Why A.I. Needs Blockchain To Accelerate Its Growth

Innovation, Opinion | July 9, 2018 By:

Data is so important to the development of artificial intelligence that some have posited progress in A.I. has accelerated recently because there are finally large enough datasets on which to hone the programs. At a technical level, the data requirements for training are enormous: even a relatively simple technique like a decision tree usually needs at least 10 examples in test data for every decision node, and there can be tens of thousands of decision nodes, cumulatively requiring millions of datapoints.

Such voluminous data requirements are reflected by the industry’s leaders. Small A.I. startups are commonly limited in scope; meanwhile, the most astonishing recent advances in A.I. have been driven by the largest tech companies, such as Google and Facebook. Part of the reason is that A.I. development is very expensive and these companies have deep pockets, but equally paramount is the amount of data produced by search, social, and e-commerce businesses. Google and Facebook (and Microsoft and Amazon) have access to huge quantities of data from their users.

And yet, despite the importance of so-called Big Data for the development of A.I., the quality of the data is even more important than the quantity, and there’s one reason: bias. If the data isn’t high-quality, the conclusions drawn from it won’t be, either. Even in these nascent stages, we’ve already seen examples of data-related misinterpretations, which have resulted in headlines like: “Google Mistakenly Tags Black People as ‘Gorillas,’ Showing Limits of Algorithms” or “Twitter taught Microsoft’s AI chatbot to be a racist ***hole in less than a day.”

A.I. developers must be vigilant about several aspects of data quality, and perhaps the most important pertains to unstructured data. A recent, significant evolution in data management has been the ability to teach programs how to understand “messy” information like voice messages, Tweets, or pictures, rather than data contained in a format the program already knows, such as an Excel file. The goal is that a machine will see a picture of the Empire State Building, for instance, and hear it mentioned on an audio file, and understand it’s the same thing.

However, we are only in the beginning phases, and while progress has been made with regard to the meaning of unstructured data, machines are still unsophisticated as to data’s origins. Put it this way: would you give the same weight to a study about smoking by a cigarette company as one by a hospital? Even more abstract, asking why the information has been presented is often just as crucial to reaching a decision. When a person is presented certain choices, he or she can question not only which choice is the best, but why these are the choices in the first place.

Trusting large datasets further requires a thorough vetting of the underlying methodology.
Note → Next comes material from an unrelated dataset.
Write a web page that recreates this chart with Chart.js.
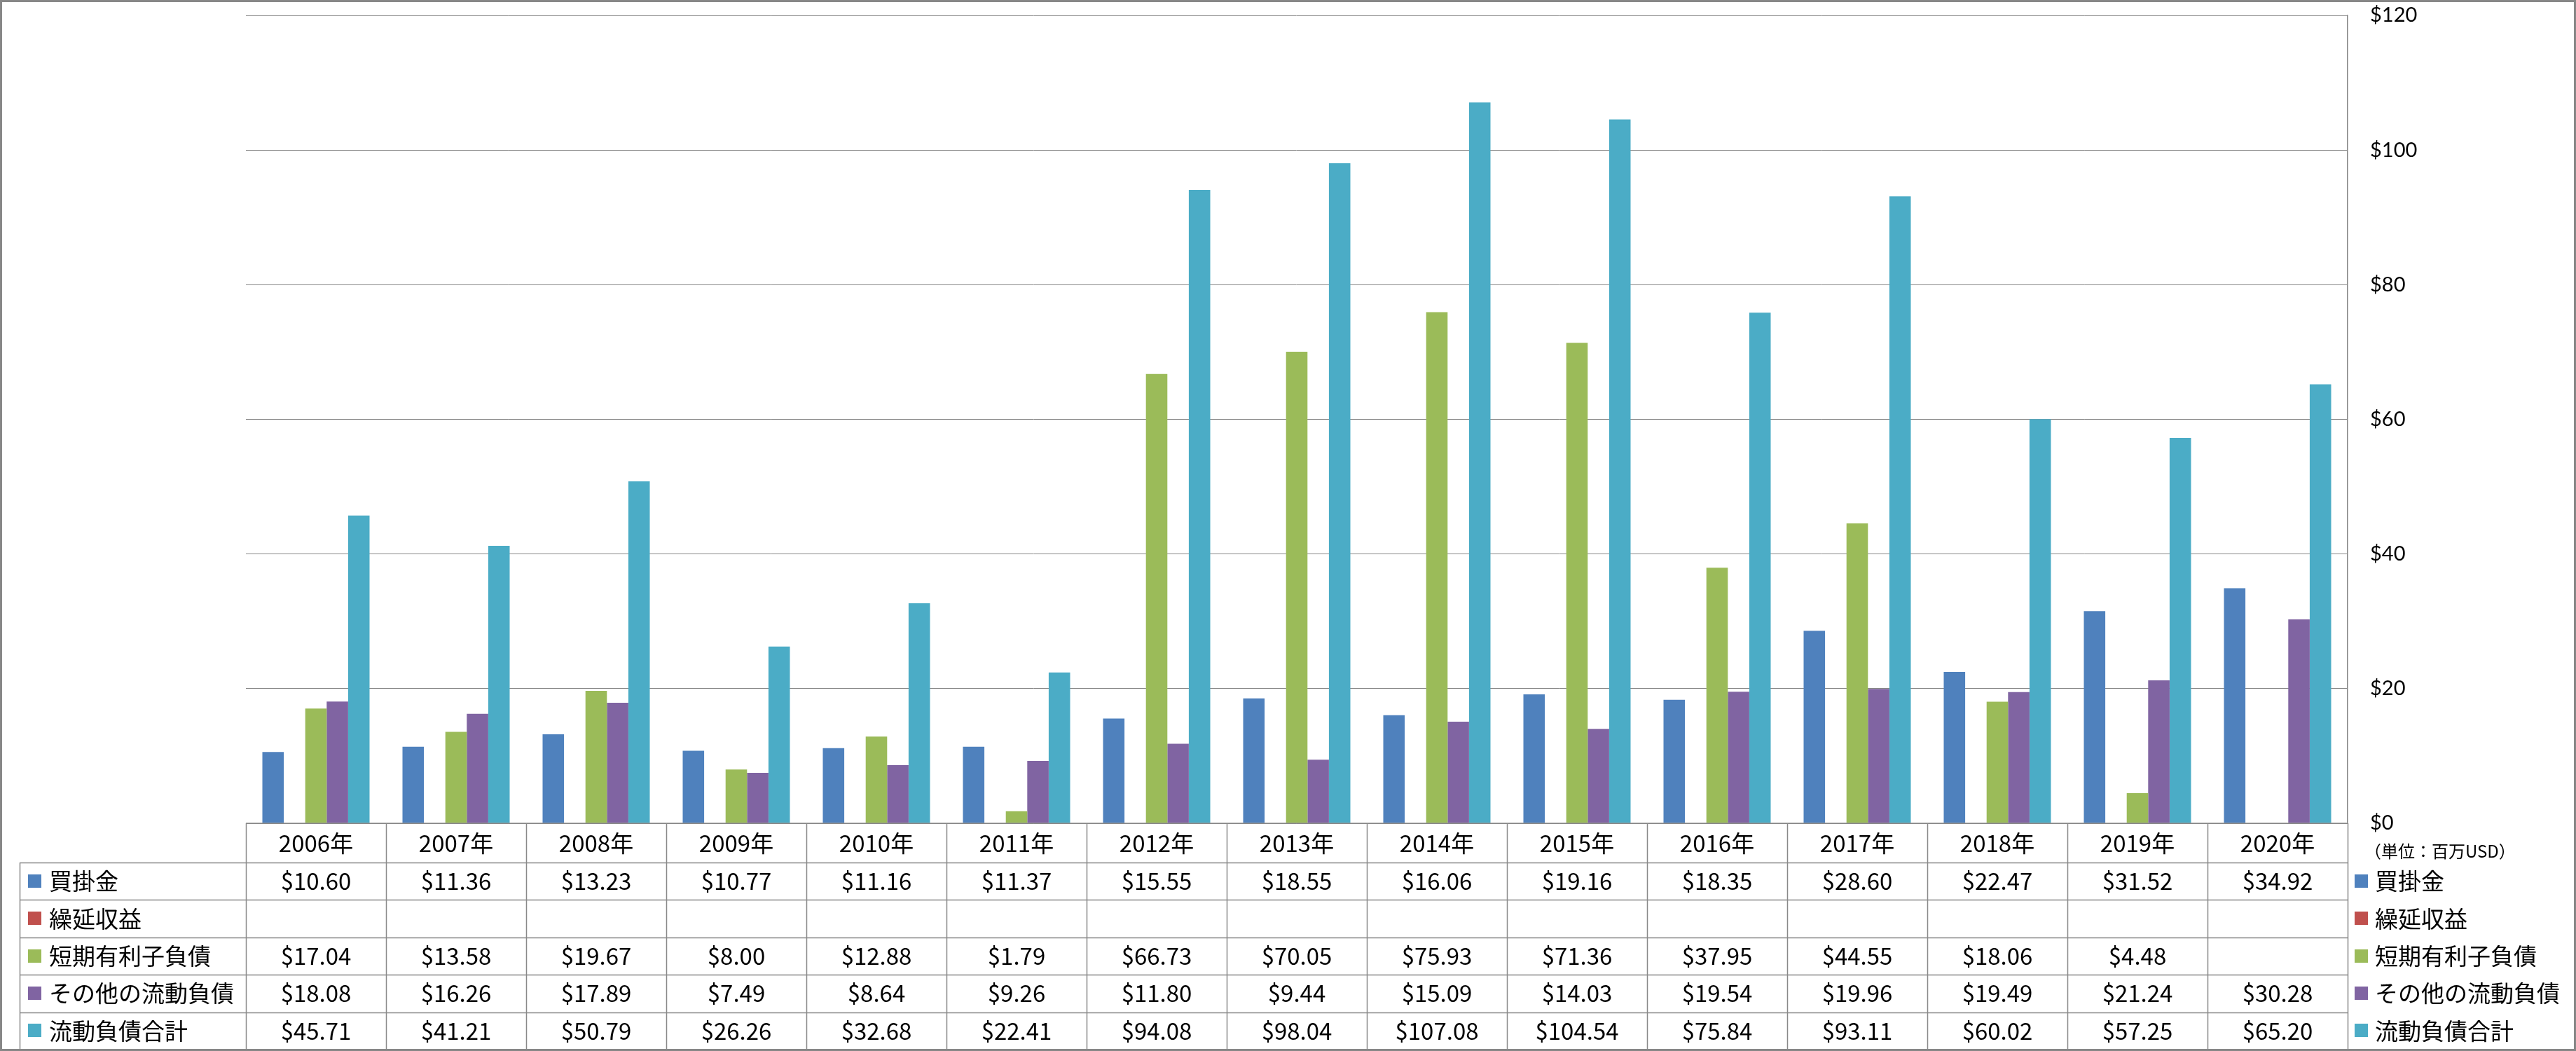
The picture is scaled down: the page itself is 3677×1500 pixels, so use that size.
<!DOCTYPE html>
<html>
<head>
<meta charset="utf-8">
<script src="https://cdn.jsdelivr.net/npm/chart.js@4.4.1/dist/chart.umd.min.js"></script>
<style>
  html, body { margin: 0; padding: 0; background: #fff; }
  canvas { display: block; }
</style>
</head>
<body>
<canvas id="chart" width="3677" height="1500"></canvas>
<script>
// --- data (単位:百万USD) ---
const years = ['2006年', '2007年', '2008年', '2009年', '2010年', '2011年', '2012年', '2013年',
  '2014年', '2015年', '2016年', '2017年', '2018年', '2019年', '2020年'];

const seriesNames = ['買掛金', '繰延収益', '短期有利子負債', 'その他の流動負債', '流動負債合計'];
const seriesColors = ['#4F81BD', '#C0504D', '#9BBB59', '#8064A2', '#4BACC6'];

const accountsPayable = [10.60, 11.36, 13.23, 10.77, 11.16, 11.37, 15.55, 18.55, 16.06, 19.16, 18.35, 28.60, 22.47, 31.52, 34.92];
const deferredRevenue = [null, null, null, null, null, null, null, null, null, null, null, null, null, null, null];
const shortTermDebt = [17.04, 13.58, 19.67, 8.00, 12.88, 1.79, 66.73, 70.05, 75.93, 71.36, 37.95, 44.55, 18.06, 4.48, null];
const otherCurrent = [18.08, 16.26, 17.89, 7.49, 8.64, 9.26, 11.80, 9.44, 15.09, 14.03, 19.54, 19.96, 19.49, 21.24, 30.28];
const totalCurrent = [45.71, 41.21, 50.79, 26.26, 32.68, 22.41, 94.08, 98.04, 107.08, 104.54, 75.84, 93.11, 60.02, 57.25, 65.20];

const yTickValues = [0, 20, 40, 60, 80, 100, 120];
const unitLabel = '（単位：百万USD）';

const seriesData = [accountsPayable, deferredRevenue, shortTermDebt, otherCurrent, totalCurrent];

const LINE = '#898989';
const JP_FONT = '"Noto Sans CJK JP", "Noto Sans", sans-serif';

// データテーブル + 凡例 (Excelのグラフ下の表)
const dataTablePlugin = {
  id: 'dataTable',
  afterDraw(chart) {
    const { ctx, chartArea, scales } = chart;
    const xs = scales.x;
    const colW = xs.getPixelForValue(1) - xs.getPixelForValue(0);
    const top = chartArea.bottom;
    const headerH = 56;
    const rowH = 53.4;
    const tableLeft = 28;
    const bottom = top + headerH + rowH * seriesNames.length;

    ctx.save();
    ctx.strokeStyle = LINE;
    ctx.lineWidth = 1.5;

    // 横線
    ctx.beginPath();
    ctx.moveTo(chartArea.left, top);
    ctx.lineTo(chartArea.right, top);
    for (let r = 0; r <= seriesNames.length; r++) {
      const y = Math.round(top + headerH + rowH * r) + 0.5;
      ctx.moveTo(tableLeft, y);
      ctx.lineTo(chartArea.right, y);
    }
    // 縦線
    for (let i = 0; i <= years.length; i++) {
      const x = Math.round(xs.getPixelForValue(0) - colW / 2 + colW * i) + 0.5;
      ctx.moveTo(x, top);
      ctx.lineTo(x, bottom);
    }
    ctx.moveTo(tableLeft + 0.5, top + headerH);
    ctx.lineTo(tableLeft + 0.5, bottom);
    ctx.stroke();

    ctx.fillStyle = '#000';
    ctx.textBaseline = 'middle';
    ctx.font = '33px ' + JP_FONT;
    ctx.textAlign = 'center';

    // 年ラベル
    years.forEach((yr, i) => {
      ctx.fillText(yr, xs.getPixelForValue(i), top + headerH / 2);
    });

    // 値
    seriesData.forEach((arr, r) => {
      const cy = top + headerH + rowH * r + rowH / 2;
      arr.forEach((v, i) => {
        if (v === null) return;
        ctx.fillText('$' + v.toFixed(2), xs.getPixelForValue(i), cy);
      });
    });

    // 左右の凡例
    ctx.textAlign = 'left';
    seriesNames.forEach((name, r) => {
      const cy = top + headerH + rowH * r + rowH / 2;
      ctx.fillStyle = seriesColors[r];
      ctx.fillRect(40, Math.round(cy - 10), 19, 19);
      ctx.fillRect(chartArea.right + 10, Math.round(cy - 10), 19, 19);
      ctx.fillStyle = '#000';
      ctx.fillText(name, 70, cy);
      ctx.fillText(name, chartArea.right + 39, cy);
    });

    // 単位
    ctx.font = '24px ' + JP_FONT;
    ctx.fillText(unitLabel, chartArea.right + 24, top + 40);

    // 外枠
    ctx.strokeStyle = '#878787';
    ctx.lineWidth = 3;
    ctx.strokeRect(1.5, 1.5, chart.width - 3, chart.height - 3);
    ctx.restore();
  }
};

new Chart(document.getElementById('chart'), {
  type: 'bar',
  data: {
    labels: years,
    datasets: seriesNames.map((name, k) => ({
      label: name,
      data: seriesData[k],
      backgroundColor: seriesColors[k],
      borderWidth: 0,
      categoryPercentage: 0.765,
      barPercentage: 1.0
    }))
  },
  options: {
    responsive: false,
    animation: false,
    devicePixelRatio: 1,
    layout: { padding: { left: 351, top: 22, bottom: 325, right: 0 } },
    plugins: {
      legend: { display: false },
      tooltip: { enabled: false }
    },
    scales: {
      x: { display: false },
      y: {
        position: 'right',
        min: 0,
        max: 120,
        afterFit: (scale) => {
          scale.width = 326;
          // tick padding がグラフ上端を押し下げないように
          scale.paddingTop = 0;
          scale.paddingBottom = 0;
        },
        afterBuildTicks: (scale) => { scale.ticks = yTickValues.map(v => ({ value: v })); },
        grid: { color: '#868686', lineWidth: 1, drawTicks: false },
        border: { display: true, color: '#868686', width: 1.5 },
        ticks: {
          padding: 32,
          color: '#000',
          font: { family: 'Lato, "Open Sans", sans-serif', size: 29 },
          callback: v => '$' + v
        }
      }
    }
  },
  plugins: [dataTablePlugin]
});
</script>
</body>
</html>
For example, if a learning machine were to study polling data, but the polling questions were biased and influenced the respondents’ answers, the patterns inferred by the machine could become biased as well. This is supremely important because we are trusting our health, wealth, homes – and soon, everything else – to decision-making machines.

Given how vital to the creation of A.I. large amounts of good data are, I think it’s worth discussing whether that data should be the domain of a single entity like a corporation. As we’ve already seen, even well-intentioned engineering teams can miss small data miscues that scale to costly mistakes. Costly is the keyword too, as A.I. tends to be a bit of a “black box,” meaning that if a problem is found, many times the only fix is to start from scratch.

Hence, for proper growth, it’s crucial that we endeavor to meld A.I. with the blockchain, as the latter has two big advantages: 1) it’s transparent, so not just a team but the entire world can understand what data is being presented and how; 2) blockchain is decentralized, so there can be no manipulation, unintentional or not, during the training process. A decentralized approach seems especially appropriate because when we say data, we’re often talking about the data of people, who deserve to know how their information is being used.

Encouragingly, it looks like this grand melding might naturally transpire. While we are entrusting A.I. with so many important functions, so too are we discovering ever-new uses for blockchain. Data-intensive blockchain efforts are underway globally: the U.S. state of Delaware is studying how to record securities issuances on the blockchain; the Republic of Georgia is using blockchain to certify and transfer property ownership. With each passing day, a synthesis of the two technologies seems less fantastical and more inevitable.

Even in our early attempts at A.I., we’ve made amazing progress, but as humans hand off more essential tasks, the sausage-making behind machines’ decisions will become more important. A.I. not recognizing someone during a test simulation is one thing; misprescribing medicine, or misdirecting air traffic, because of data-related errors, is quite different. What you put in is what you get out – in this respect, A.I. and people are the same.

About the author: Dr. Dongyan Wang is Chief A.I. Officer at DeepBrain Chain, the world’s first A.I. computing platform powered by the blockchain. Dr. Wang has almost 20 years of experience in A.I. and data science, including at several Fortune 500 companies. Among other accomplishments, Dr. Wang has received numerous industry awards, and has dozens of A.I.-related patents granted or pending.